Vibrant Hawaii founder Janice Ikeda joins Hawaii Community Foundation board
Janice Ikeda’s new seat on Hawaii Community Foundation’s board puts a Hawaii Island nonprofit leader inside one of the state’s biggest funding decisions.

Hawaii Island’s disaster recovery, food security and community investment priorities now have a direct voice on one of Hawaii’s most powerful philanthropic boards. Janice Ikeda, founder and chief executive officer of Vibrant Hawaii, has joined the Hawaii Community Foundation’s Board of Governors, a role that became effective March 30 and was announced June 9.
Ikeda will serve on the board’s External Engagement Committee, adding a Hawaii Island-based leader to a group that helps set policy, organization-wide priorities and program strategies while overseeing financial stewardship and operations. Hawaii Community Foundation said the current board’s work builds on more than 110 years of history and that the foundation stewards more than 1,160 funds, including more than 300 scholarship funds.
The appointment matters on the Big Island because Ikeda has spent years building the kind of local infrastructure that becomes essential when floods, fires, power outages or economic shocks hit rural communities. She founded Vibrant Hawaii in 2018 and has led the expansion of resilience hubs on Hawaii Island and Oahu that support community emergency action plans, governance development, resource coordination and training in rural and coastal areas.

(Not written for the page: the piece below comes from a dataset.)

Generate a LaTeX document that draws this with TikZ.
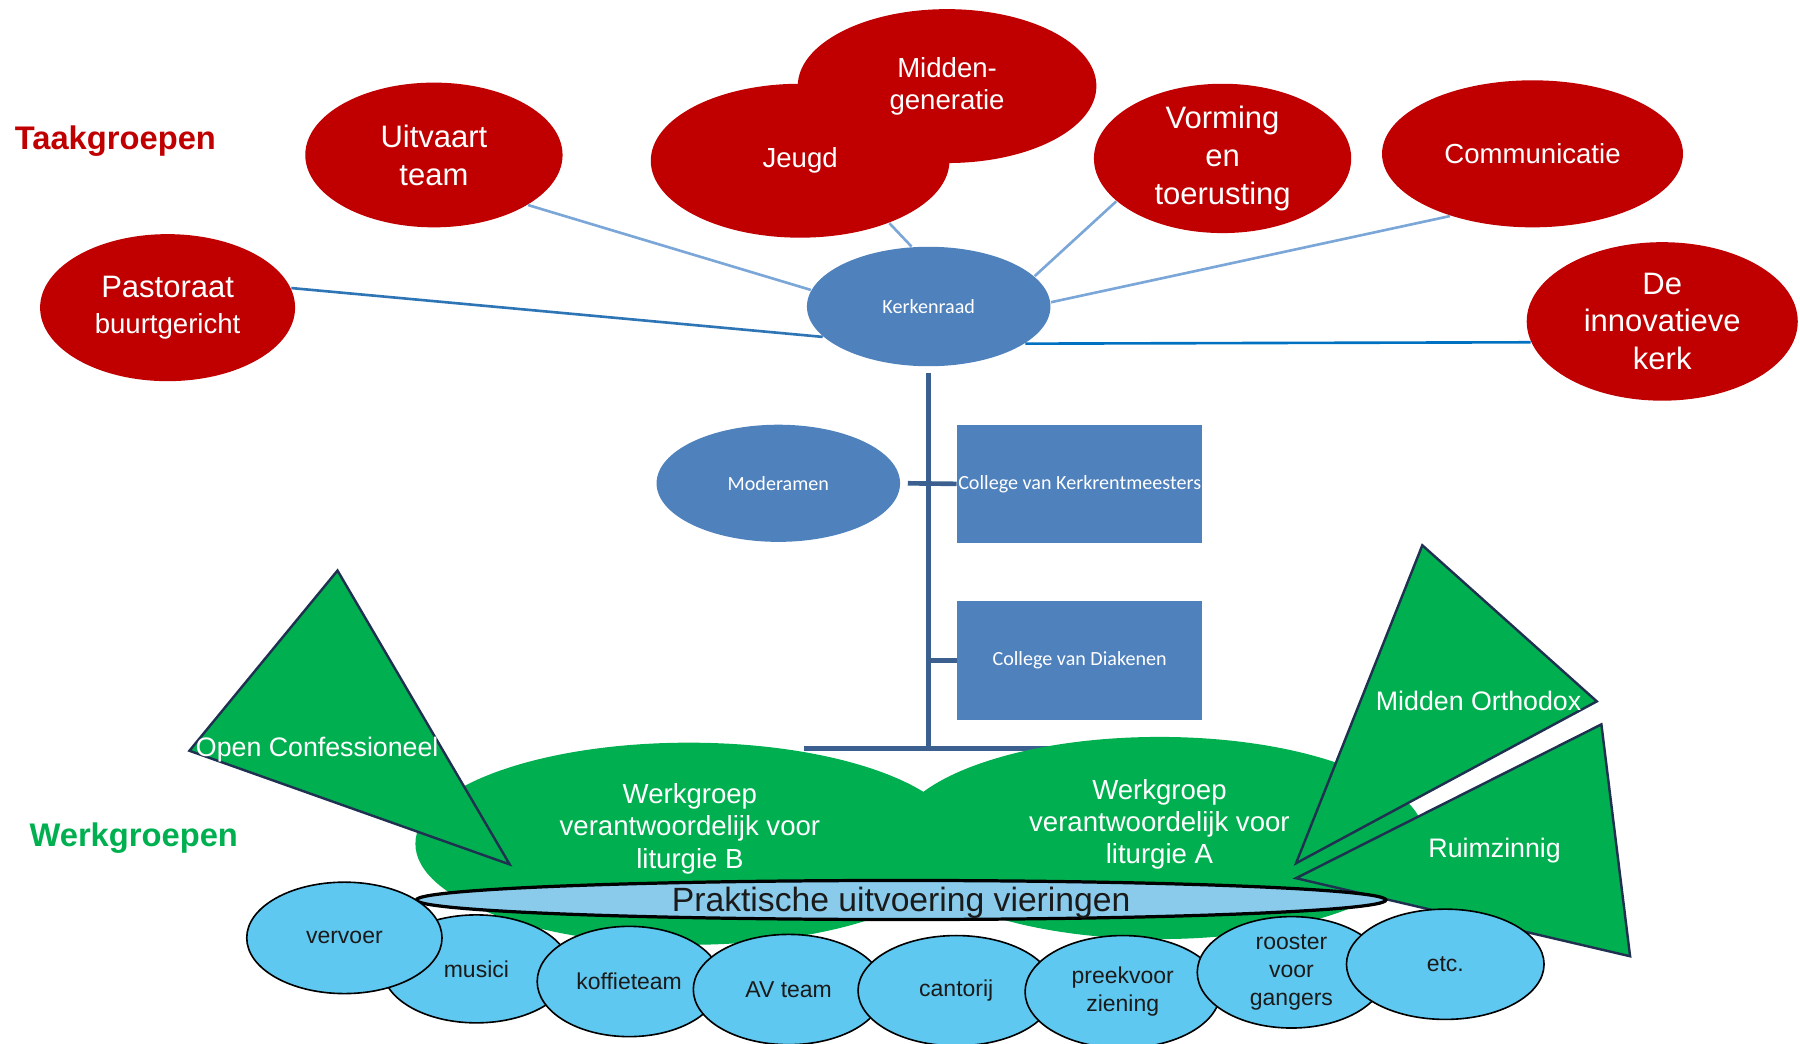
\documentclass[tikz,border=0pt]{standalone}
\usepackage{fontspec}
\setmainfont{Liberation Sans}
\newfontfamily\calfont{Carlito}
\usetikzlibrary{shapes.geometric,calc}
\definecolor{tred}{HTML}{C00000}
\definecolor{tblue}{HTML}{4F81BD}
\definecolor{tgreen}{HTML}{00B050}
\definecolor{trunkcol}{HTML}{3B5F8F}
\definecolor{lnklight}{HTML}{7AA6D8}
\definecolor{lnkdark}{HTML}{2E75B6}
\definecolor{lnkinnov}{HTML}{0070C0}
\definecolor{praktfill}{HTML}{8ACBEB}
\definecolor{smallfill}{HTML}{5FC8F0}
\definecolor{textdark}{HTML}{1A1A1A}
\definecolor{triline}{HTML}{1F3050}
\begin{document}
\begin{tikzpicture}[x=0.01cm,y=-0.01cm,
 redell/.style n args={2}{ellipse, fill=tred, text=white, inner sep=0pt, minimum width=#1, minimum height=#2, align=center},
 blueell/.style n args={2}{ellipse, fill=tblue, text=white, inner sep=0pt, minimum width=#1, minimum height=#2, font=\calfont\fontsize{4.98}{6}\selectfont},
 bluebox/.style={rectangle, fill=tblue, text=white, inner sep=0pt, minimum width=2.13cm, minimum height=1.03cm, font=\calfont\fontsize{4.98}{6}\selectfont},
 greenell/.style n args={2}{ellipse, fill=tgreen, inner sep=0pt, minimum width=#1, minimum height=#2},
 gtext/.style={text=white, align=center, font=\fontsize{6.83}{7.97}\selectfont},
 tri/.style={fill=tgreen, draw=triline, line width=0.6pt, line join=miter},
 tritext/.style={text=white, inner sep=0pt, font=\fontsize{6.63}{8}\selectfont},
 smallell/.style n args={2}{ellipse, fill=smallfill, draw=black, line width=0.4pt, inner sep=0pt, minimum width=#1, minimum height=#2, align=center, text=textdark, font=\fontsize{5.69}{6.97}\selectfont},
 lnk/.style={draw=lnklight, line width=0.65pt},
 trunk/.style={draw=trunkcol, line width=1.15pt},
 bigtxt/.style={font=\fontsize{7.68}{9.39}\selectfont},
 midtxt/.style={font=\fontsize{6.83}{7.97}\selectfont},
 grouplabel/.style={font=\bfseries\fontsize{8.1}{9.5}\selectfont, inner sep=0pt}
]
\useasboundingbox (0,0) rectangle (1568,909);

% group labels
\node[grouplabel, text=tred] (ltaak) at (100.5,123) {Taakgroepen};
\node[grouplabel, text=tgreen] (lwerk) at (116.5,730) {Werkgroepen};

% red task groups
\node[redell={2.22cm}{1.28cm}, font=\fontsize{6.83}{8.8}\selectfont] (past) at (146,268)
  {{\fontsize{7.68}{8.8}\selectfont Pastoraat}\\buurtgericht};
\node[redell={2.24cm}{1.26cm}, bigtxt] (uit) at (378,135) {Uitvaart\\team};
\node[redell={2.60cm}{1.34cm}, midtxt] (jeugd) at (697,140) {Jeugd};
\node[redell={2.60cm}{1.34cm}, midtxt] (midgen) at (825,75) {Midden-\\generatie};
\node[redell={2.24cm}{1.30cm}, bigtxt] (vorm) at (1065,138) {Vorming\\en\\toerusting};
\node[redell={2.62cm}{1.28cm}, midtxt] (comm) at (1335,134) {Communicatie};
\node[redell={2.36cm}{1.38cm}, bigtxt] (innov) at (1448,280) {De\\innovatieve\\kerk};

% governing bodies
\node[blueell={2.12cm}{1.04cm}] (ker) at (809,267) {Kerkenraad};
\node[blueell={2.12cm}{1.02cm}] (mod) at (678,421) {Moderamen};
\node[bluebox] (kcol) at (940.5,421.5) {\makebox[0pt]{College van Kerkrentmeesters}};
\node[bluebox] (diak) at (940.5,575.5) {College van Diakenen};

% connectors to task groups
\draw[draw=lnkdark, line width=0.65pt] (past.9) -- (ker.196);
\draw[lnk] (uit.-28) -- (ker.172);
\draw[lnk] (jeugd.-35) -- (ker.106);
\draw[lnk] (vorm.202) -- (ker.16);
\draw[lnk] (comm.217) -- (ker.2);
\draw[draw=lnkinnov, line width=0.65pt] (ker.-21) -- (innov.189.5);

% trunk
\coordinate (hl) at (700,652);
\coordinate (hr) at (960,652);
\draw[trunk] ($(ker.south)+(0,5)$) -- (ker.south |- hl);
\draw[trunk] (hl) -- (hr);
\draw[trunk] ($(mod.east)+(6,0)$) -- (kcol.west);
\draw[trunk] (diak.west -| ker.south) -- (diak.west);

% green working groups
\node[greenell={4.76cm}{1.76cm}] (wgb) at (600,735) {};
\node[greenell={4.62cm}{1.76cm}] (wga) at (1010,730) {};
\node[gtext] (tb) at (601,722) {Werkgroep\\verantwoordelijk voor\\liturgie B};
\node[gtext] (ta) at (1010,718) {Werkgroep\\verantwoordelijk voor\\liturgie A};

% triangles
\path[tri] (294,497) -- (165,654) -- (444,753) -- cycle;
\path[tri] (1239,475) -- (1391,611) -- (1129,752) -- cycle;
\path[tri] (1395,631) -- (1420,833) -- (1129,765) -- cycle;
\node[tritext, anchor=west] (toc) at (170,653) {Open Confessioneel};
\node[tritext] (tmo) at (1288,611) {Midden Orthodox};
\node[tritext] (trz) at (1302,741) {Ruimzinnig};

% practical execution
\node[ellipse, fill=praktfill, draw=black, line width=0.8pt, inner sep=0pt,
      minimum width=8.44cm, minimum height=0.34cm] (prak) at (785,784) {};
\node[text=textdark, inner sep=0pt, font=\fontsize{8.34}{9.5}\selectfont] (prakt) at (785,786) {Praktische uitvoering vieringen};

% small teams
\node[smallell={1.63cm}{0.94cm}] (musici) at (415,844) {musici};
\node[smallell={1.70cm}{0.97cm}] (vervoer) at (300,817) {vervoer};
\node[smallell={1.60cm}{0.96cm}] (koffie) at (548,855) {koffieteam};
\node[smallell={1.66cm}{0.96cm}] (av) at (687,862) {AV team};
\node[smallell={1.71cm}{0.96cm}] (cantorij) at (833,863) {cantorij};
\node[smallell={1.70cm}{0.98cm}] (preek) at (978,864) {preekvoor\\ziening};
\node[smallell={1.64cm}{0.97cm}] (rooster) at (1125,847) {rooster\\voor\\gangers};
\node[smallell={1.72cm}{0.96cm}] (etc) at (1259,840) {etc.};
\end{tikzpicture}
\end{document}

Vibrant Hawaii said its network now includes partners from every district of Hawaii Island, among them Hawaiian Acres Hub, Honokaa Resilience Hub, Kaū Hana Laulima, Kohala Resilience Hub, Kona Resilience Hub, Nāālehu Resilience Hub, Pāhoa Resilience Hub and Waimea Resilience Hub. The organization also said it has held more than 200 listening sessions and convened more than 1,400 community contributors, giving Ikeda a record of translating local concerns into programs such as Kaukau 4 Keiki, Social Service Navigators, Micro-Investments, OAKA Youth Leadership and Hui Hanai Ka Moku.
Before launching Vibrant Hawaii, Ikeda worked as director of operations for Hope Services Hawaii, disaster recovery coordinator for Hawaii County and community advancement and resource development director for Hawaii Island United Way. Hawaii Community Foundation said she began her nonprofit career at Aha Pūnana Leo, supporting Hawaiian language revitalization through strategic planning, fundraising and program development, and that she brings more than two decades of experience in community development, nonprofit leadership and cross-sector collaboration.

The board role also gives Hawaii Island a stronger voice as the foundation reactivated its Hawaii Resilience Fund to support nonprofits facing funding cuts. With board chair Tamar Chotzen Goodfellow in place since January 1, 2026, and Peter Ho now serving as vice chair after chairing the board since 2019, Ikeda’s appointment places a community organizer with deep disaster-response and neighborhood-network experience inside the room where major statewide grants and recovery priorities are shaped.